"[T]he fact is that right now, a small number of students are getting every advantage in the college admissions race, while millions of other students who are just as talented can't even begin to compete."
Mrs. Obama was making a pitch for expanded college counseling. She said too many students go through school without any real guidance on how to get into college or how to pay for it.
She described one world, where students "don't know what classes to take, or how to prepare for the SAT or the ACT. No one helps them decide which colleges to apply to. No one reviews the their applications. And plenty of kids have no idea that they're eligible for financial aid, so they assume they just can't afford college, and they don't even bother to apply.
"Now, that's one world. The other world is much smaller -- it's a world of schools where the question (for students) isn't ... whether they're going to college, but where. Kids in this world start preparing for college long before they even start high school. And from the first day of freshman year, they've been shepherded through every step of the process.
"They've got SAT and ACT prep courses, they take those tests again and again to improve their scores. Counselors have much smaller caseloads, and they walk kids through every deadline, they edit every draft of their essays."
In fact, the Obamas' own daughters go to such a school, but the first lady didn't mention that. However, she did joke that she and the president "wonder how we ever managed to get ourselves into college," since they didn't have the kind of counseling available to the privileged children of today. Nevertheless, both Obamas ended up at Ivy League schools.

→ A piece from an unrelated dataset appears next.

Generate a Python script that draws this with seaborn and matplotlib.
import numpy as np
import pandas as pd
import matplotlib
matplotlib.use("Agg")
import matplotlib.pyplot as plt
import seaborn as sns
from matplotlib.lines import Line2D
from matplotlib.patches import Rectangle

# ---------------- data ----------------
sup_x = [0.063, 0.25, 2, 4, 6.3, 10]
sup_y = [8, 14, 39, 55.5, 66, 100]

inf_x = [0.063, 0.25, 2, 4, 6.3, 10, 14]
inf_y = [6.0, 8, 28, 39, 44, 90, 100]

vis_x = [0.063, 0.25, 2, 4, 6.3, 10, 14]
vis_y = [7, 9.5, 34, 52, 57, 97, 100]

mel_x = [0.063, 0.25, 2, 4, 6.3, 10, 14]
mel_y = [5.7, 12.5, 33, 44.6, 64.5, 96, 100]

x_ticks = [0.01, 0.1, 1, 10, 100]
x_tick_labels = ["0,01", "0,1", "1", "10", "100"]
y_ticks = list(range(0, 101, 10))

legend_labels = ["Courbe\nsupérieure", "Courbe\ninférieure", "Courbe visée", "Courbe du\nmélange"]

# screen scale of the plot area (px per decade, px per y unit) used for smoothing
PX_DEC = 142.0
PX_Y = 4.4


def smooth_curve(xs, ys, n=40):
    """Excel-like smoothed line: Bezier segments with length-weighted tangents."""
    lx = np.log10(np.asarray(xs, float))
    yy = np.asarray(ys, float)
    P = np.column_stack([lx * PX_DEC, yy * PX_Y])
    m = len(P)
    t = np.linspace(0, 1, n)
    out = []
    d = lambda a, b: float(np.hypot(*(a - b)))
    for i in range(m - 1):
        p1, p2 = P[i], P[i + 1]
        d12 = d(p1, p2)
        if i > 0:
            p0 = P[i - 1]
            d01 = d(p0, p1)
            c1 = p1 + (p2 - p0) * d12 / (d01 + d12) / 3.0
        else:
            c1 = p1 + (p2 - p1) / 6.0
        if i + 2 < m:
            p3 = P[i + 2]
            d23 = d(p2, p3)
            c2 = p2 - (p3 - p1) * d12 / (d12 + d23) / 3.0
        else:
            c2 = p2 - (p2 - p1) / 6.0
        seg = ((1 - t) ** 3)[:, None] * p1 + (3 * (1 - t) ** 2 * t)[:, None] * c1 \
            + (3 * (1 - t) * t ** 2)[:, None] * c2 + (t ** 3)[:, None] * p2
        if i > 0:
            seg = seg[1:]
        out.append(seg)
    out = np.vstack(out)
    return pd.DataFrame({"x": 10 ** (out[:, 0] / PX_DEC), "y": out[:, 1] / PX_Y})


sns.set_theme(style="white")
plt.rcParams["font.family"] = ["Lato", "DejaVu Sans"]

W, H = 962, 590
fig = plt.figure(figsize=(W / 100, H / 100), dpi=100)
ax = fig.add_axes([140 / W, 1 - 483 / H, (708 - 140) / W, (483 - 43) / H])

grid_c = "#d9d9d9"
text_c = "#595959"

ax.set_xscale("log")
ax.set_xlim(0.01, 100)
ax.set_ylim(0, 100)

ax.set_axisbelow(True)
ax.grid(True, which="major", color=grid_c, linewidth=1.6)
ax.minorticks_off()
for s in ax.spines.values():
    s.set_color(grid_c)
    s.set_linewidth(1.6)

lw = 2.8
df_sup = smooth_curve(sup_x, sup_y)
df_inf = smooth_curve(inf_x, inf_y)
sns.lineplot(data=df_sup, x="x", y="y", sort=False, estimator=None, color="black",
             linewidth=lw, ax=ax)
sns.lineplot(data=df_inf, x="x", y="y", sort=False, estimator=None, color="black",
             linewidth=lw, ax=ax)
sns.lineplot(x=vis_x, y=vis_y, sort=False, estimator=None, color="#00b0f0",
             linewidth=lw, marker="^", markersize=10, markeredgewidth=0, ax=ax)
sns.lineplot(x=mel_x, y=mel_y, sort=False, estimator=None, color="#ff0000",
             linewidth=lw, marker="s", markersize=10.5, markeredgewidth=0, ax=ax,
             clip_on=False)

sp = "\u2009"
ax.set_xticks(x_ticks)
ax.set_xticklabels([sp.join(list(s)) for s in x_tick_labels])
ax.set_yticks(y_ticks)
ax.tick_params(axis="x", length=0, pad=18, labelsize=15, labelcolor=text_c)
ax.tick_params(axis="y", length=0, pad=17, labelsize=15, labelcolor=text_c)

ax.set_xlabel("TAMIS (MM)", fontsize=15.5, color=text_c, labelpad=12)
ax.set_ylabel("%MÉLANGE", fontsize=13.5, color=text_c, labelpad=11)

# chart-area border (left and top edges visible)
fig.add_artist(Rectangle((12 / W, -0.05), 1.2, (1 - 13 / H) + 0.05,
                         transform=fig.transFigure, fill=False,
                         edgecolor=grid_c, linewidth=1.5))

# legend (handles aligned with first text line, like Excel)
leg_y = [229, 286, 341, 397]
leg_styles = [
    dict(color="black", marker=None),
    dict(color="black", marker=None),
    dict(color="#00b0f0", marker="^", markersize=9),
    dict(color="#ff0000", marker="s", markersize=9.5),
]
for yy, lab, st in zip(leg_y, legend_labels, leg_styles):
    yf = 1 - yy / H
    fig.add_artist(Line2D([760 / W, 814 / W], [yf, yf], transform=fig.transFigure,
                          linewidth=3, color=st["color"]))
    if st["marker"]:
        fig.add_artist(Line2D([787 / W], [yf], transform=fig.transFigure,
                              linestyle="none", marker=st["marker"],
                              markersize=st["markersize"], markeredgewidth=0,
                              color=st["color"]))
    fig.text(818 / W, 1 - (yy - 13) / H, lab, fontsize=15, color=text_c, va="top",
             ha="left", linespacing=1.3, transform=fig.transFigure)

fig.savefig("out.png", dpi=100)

Because "millions" of low-income students don't have the same advantages of the "small number" who are "shepherded through the process," colleges don't always get the very best students, Mrs. Obama said: "They're getting the students who can best afford to succeed in this system. And we are leaving behind so many bright, hungry, promise-filled kids."

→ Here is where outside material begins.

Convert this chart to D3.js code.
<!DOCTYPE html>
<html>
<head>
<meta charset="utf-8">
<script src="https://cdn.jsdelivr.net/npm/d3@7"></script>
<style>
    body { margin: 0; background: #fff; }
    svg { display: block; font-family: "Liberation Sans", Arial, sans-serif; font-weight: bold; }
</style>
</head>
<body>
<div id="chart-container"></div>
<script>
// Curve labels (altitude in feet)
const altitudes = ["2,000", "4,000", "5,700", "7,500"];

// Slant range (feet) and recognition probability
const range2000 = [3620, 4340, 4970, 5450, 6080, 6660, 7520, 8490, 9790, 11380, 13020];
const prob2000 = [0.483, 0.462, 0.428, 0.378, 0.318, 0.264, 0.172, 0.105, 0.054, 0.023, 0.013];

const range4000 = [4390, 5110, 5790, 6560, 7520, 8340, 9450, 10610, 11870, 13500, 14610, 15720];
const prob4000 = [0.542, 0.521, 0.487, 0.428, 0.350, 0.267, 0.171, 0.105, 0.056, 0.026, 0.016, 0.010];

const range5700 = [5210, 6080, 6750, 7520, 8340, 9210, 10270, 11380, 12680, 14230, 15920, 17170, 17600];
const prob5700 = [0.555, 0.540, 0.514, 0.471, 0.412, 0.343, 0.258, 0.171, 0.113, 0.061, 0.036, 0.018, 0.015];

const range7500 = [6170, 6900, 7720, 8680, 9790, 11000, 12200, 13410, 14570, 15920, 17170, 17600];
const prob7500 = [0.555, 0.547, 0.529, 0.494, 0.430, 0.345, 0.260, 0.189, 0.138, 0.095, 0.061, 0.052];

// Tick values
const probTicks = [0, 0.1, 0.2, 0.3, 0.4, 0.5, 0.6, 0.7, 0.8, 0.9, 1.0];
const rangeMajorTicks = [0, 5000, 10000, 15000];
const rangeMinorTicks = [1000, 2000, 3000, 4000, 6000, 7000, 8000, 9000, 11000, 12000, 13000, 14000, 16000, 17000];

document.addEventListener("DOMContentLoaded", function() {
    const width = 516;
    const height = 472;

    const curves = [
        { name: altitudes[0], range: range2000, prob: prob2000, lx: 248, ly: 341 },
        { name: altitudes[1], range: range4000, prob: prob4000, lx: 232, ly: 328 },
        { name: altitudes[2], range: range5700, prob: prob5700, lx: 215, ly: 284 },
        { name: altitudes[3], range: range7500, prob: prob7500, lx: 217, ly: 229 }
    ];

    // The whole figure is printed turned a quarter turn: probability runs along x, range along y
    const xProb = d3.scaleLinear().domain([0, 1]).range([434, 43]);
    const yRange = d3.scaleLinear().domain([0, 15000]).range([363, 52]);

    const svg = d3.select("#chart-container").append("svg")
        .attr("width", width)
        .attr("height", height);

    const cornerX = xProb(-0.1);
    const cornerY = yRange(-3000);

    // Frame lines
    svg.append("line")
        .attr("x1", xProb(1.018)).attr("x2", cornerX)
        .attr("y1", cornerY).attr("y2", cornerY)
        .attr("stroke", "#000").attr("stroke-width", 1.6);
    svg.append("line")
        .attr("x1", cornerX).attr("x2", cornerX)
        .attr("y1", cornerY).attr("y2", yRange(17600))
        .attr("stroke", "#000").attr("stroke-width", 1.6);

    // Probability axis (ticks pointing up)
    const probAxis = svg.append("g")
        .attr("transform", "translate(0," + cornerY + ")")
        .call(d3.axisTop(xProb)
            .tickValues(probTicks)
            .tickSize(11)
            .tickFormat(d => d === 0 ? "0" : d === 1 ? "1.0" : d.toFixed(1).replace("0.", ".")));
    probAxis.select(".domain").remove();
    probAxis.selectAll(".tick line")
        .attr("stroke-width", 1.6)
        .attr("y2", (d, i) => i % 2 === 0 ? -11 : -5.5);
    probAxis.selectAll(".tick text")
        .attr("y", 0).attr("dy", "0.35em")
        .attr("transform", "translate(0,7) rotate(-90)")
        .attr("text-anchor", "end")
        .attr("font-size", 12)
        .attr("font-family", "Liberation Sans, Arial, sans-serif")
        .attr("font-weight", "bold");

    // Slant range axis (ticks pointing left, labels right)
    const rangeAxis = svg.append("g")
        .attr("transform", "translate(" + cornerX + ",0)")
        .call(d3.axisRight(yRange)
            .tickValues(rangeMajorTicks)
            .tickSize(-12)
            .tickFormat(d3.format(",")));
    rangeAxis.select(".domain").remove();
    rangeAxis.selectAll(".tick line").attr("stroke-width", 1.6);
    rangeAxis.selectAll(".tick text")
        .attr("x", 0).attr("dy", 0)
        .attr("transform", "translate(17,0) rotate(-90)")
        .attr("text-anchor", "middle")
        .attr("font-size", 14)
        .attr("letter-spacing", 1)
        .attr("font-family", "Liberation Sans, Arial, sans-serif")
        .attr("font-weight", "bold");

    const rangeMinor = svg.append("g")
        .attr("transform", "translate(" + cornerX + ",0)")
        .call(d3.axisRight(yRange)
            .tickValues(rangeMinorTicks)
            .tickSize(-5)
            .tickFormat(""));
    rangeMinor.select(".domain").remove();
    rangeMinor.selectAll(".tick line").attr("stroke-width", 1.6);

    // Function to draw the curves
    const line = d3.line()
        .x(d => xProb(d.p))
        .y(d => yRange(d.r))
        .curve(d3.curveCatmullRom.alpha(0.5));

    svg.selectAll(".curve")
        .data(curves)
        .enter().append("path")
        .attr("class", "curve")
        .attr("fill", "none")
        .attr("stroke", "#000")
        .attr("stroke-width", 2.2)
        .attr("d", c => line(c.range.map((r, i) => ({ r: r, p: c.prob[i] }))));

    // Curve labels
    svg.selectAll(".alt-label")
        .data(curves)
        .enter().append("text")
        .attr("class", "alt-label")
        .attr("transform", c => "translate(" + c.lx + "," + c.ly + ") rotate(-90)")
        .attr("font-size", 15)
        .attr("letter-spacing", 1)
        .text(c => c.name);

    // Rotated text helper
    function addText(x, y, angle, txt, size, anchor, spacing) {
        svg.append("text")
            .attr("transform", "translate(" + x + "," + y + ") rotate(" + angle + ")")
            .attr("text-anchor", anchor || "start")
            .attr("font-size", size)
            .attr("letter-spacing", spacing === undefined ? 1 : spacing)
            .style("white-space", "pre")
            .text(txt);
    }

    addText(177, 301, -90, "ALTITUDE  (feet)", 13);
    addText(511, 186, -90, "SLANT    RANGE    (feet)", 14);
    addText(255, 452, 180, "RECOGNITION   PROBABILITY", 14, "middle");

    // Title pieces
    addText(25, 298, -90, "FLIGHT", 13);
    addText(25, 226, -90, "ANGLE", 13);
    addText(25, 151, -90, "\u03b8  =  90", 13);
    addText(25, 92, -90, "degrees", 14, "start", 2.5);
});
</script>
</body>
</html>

According to the first lady, some of those kids are literally hungry.
She mentioned an "excellent student" from Albuquerque, New Mexico, named Roberta Gutierrez whose family was so poor, Roberta "had to skip lunch for a week" just to pay the $15 fee to take the PSAT in her sophomore year. Roberta did well on the test, and with the help of school counselors, she learned that she would be eligible for for thousands of dollars in scholarships. "And Roberta, of course, she was shocked," Mrs. Obama said.

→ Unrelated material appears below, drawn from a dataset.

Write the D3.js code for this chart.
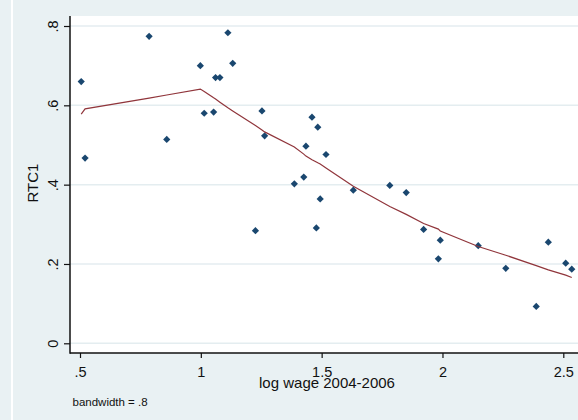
<!DOCTYPE html>
<html>
<head>
<meta charset="utf-8">
<script src="https://cdn.jsdelivr.net/npm/d3@7/dist/d3.min.js"></script>
<style>
  html, body { margin: 0; padding: 0; background: #e9f1f3; }
  svg { display: block; }
  text { font-family: "Liberation Sans", Arial, sans-serif; fill: #111; }
</style>
</head>
<body>
<svg id="chart" width="578" height="420"></svg>
<script>
// Occupations: log wage 2004-2006 vs. RTC1
const logWage = [0.505, 0.521, 0.786, 0.859, 0.998, 1.014, 1.053, 1.061, 1.079, 1.112,
                 1.132, 1.226, 1.253, 1.264, 1.387, 1.426, 1.435, 1.460, 1.478, 1.484,
                 1.494, 1.518, 1.631, 1.782, 1.850, 1.922, 1.983, 1.991, 2.148, 2.262,
                 2.388, 2.438, 2.510, 2.535];
const rtc1 = [0.660, 0.467, 0.774, 0.514, 0.700, 0.580, 0.583, 0.670, 0.670, 0.783,
              0.706, 0.284, 0.586, 0.523, 0.402, 0.419, 0.497, 0.570, 0.291, 0.545,
              0.364, 0.476, 0.386, 0.398, 0.380, 0.287, 0.213, 0.260, 0.246, 0.189,
              0.093, 0.255, 0.202, 0.187];
// Lowess smooth (bandwidth .8), evaluated at each log wage
const lowessRtc1 = [0.578, 0.591, 0.618, 0.626, 0.641, 0.635, 0.619, 0.616, 0.608, 0.594,
                    0.586, 0.549, 0.538, 0.533, 0.495, 0.477, 0.472, 0.463, 0.457, 0.455,
                    0.452, 0.442, 0.396, 0.345, 0.325, 0.302, 0.288, 0.283, 0.244, 0.222,
                    0.196, 0.185, 0.172, 0.166];

const xTicks = [0.5, 1, 1.5, 2, 2.5];
const xTickLabels = [".5", "1", "1.5", "2", "2.5"];
const yTicks = [0, 0.2, 0.4, 0.6, 0.8];
const yTickLabels = ["0", ".2", ".4", ".6", ".8"];

const xTitle = "log wage 2004-2006";
const yTitle = "RTC1";
const note = "bandwidth = .8";

const svg = d3.select("#chart");
const W = 578, H = 420;

// plot region bounds
const plotL = 70, plotT = 16, plotB = 353, plotR = 600;

const x = d3.scaleLinear().domain([0.5, 2.5]).range([80, 563.3]);
const y = d3.scaleLinear().domain([0, 0.8]).range([343.3, 26]);

// outer background and thin light strip near left edge
svg.append("rect").attr("width", W).attr("height", H).attr("fill", "#e9f1f3");
svg.append("rect").attr("x", 11).attr("y", 0).attr("width", 2).attr("height", H).attr("fill", "#ffffff");

// plot region
svg.append("rect")
  .attr("x", plotL).attr("y", plotT)
  .attr("width", plotR - plotL).attr("height", plotB - plotT)
  .attr("fill", "#ffffff");

// horizontal gridlines
svg.append("g").selectAll("line")
  .data(yTicks).join("line")
  .attr("x1", plotL).attr("x2", plotR)
  .attr("y1", d => y(d)).attr("y2", d => y(d))
  .attr("stroke", "#e4edf0").attr("stroke-width", 1.5);

// y axis
const yAxis = svg.append("g")
  .attr("transform", `translate(${plotL},0)`)
  .call(d3.axisLeft(y).tickValues(yTicks)
    .tickFormat((d, i) => yTickLabels[i]).tickSize(6).tickSizeOuter(0));
yAxis.select(".domain").remove();
yAxis.selectAll(".tick line").attr("stroke", "#111").attr("stroke-width", 1.2);
yAxis.selectAll(".tick text")
  .attr("transform", "rotate(-90)")
  .attr("x", 0).attr("y", -12.5).attr("dy", null)
  .attr("text-anchor", "middle")
  .style("font-size", "14.5px").style("font-family", null).attr("font-family", null)
  .attr("fill", "#111");

// x axis
const xAxis = svg.append("g")
  .attr("transform", `translate(0,${plotB})`)
  .call(d3.axisBottom(x).tickValues(xTicks)
    .tickFormat((d, i) => xTickLabels[i]).tickSize(5).tickSizeOuter(0));
xAxis.select(".domain").remove();
xAxis.selectAll(".tick line").attr("stroke", "#111").attr("stroke-width", 1.2);
xAxis.selectAll(".tick text")
  .attr("y", 24).attr("dy", null)
  .style("font-size", "14.5px").attr("font-family", null)
  .attr("fill", "#111");

// axis lines across the full plot region
svg.append("line")
  .attr("x1", plotL).attr("x2", plotL).attr("y1", plotT).attr("y2", plotB + 0.75)
  .attr("stroke", "#111").attr("stroke-width", 1.5);
svg.append("line")
  .attr("x1", plotL).attr("x2", plotR).attr("y1", plotB).attr("y2", plotB)
  .attr("stroke", "#111").attr("stroke-width", 1.5);

// scatter: diamonds
const diamond = d3.symbol().type(d3.symbolSquare).size(26);
svg.append("g").selectAll("path")
  .data(logWage.map((d, i) => [d, rtc1[i]])).join("path")
  .attr("d", diamond)
  .attr("transform", d => `translate(${x(d[0])},${y(d[1])}) rotate(45)`)
  .attr("fill", "#1a476f");

// lowess line
const line = d3.line().x(d => x(d[0])).y(d => y(d[1]));
svg.append("path")
  .datum(logWage.map((d, i) => [d, lowessRtc1[i]]))
  .attr("d", line)
  .attr("fill", "none")
  .attr("stroke", "#90353b")
  .attr("stroke-width", 1.2);

// titles
svg.append("text")
  .attr("x", 327).attr("y", 388)
  .attr("text-anchor", "middle")
  .style("font-size", "15px")
  .text(xTitle);

svg.append("text")
  .attr("transform", "translate(38,183) rotate(-90)")
  .attr("text-anchor", "middle")
  .style("font-size", "15px")
  .text(yTitle);

svg.append("text")
  .attr("x", 72.5).attr("y", 406)
  .style("font-size", "11.5px")
  .text(note);
</script>
</body>
</html>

Roberta's school now holds fundraisers to ensure that low-income students can take the PSAT for free. Meanwhile, Roberta went on to get a full scholarship and is planning to get a PhD in psychology.
Unless more students get quality school counseling, "We are depriving ourselves of so much human potential in this country -- from the scientific discoveries these kids might make, to the businesses that they might build, to the leadership that they might one day show in our communities." Mrs. Obama called that a "tragedy for our country."
She told the gathering of college presidents and school counselors that higher education is no longer just for students in the top quarter or the top half of the class -- "it has to be for everyone. So we are going to need a college-counseling system that reflects this new reality."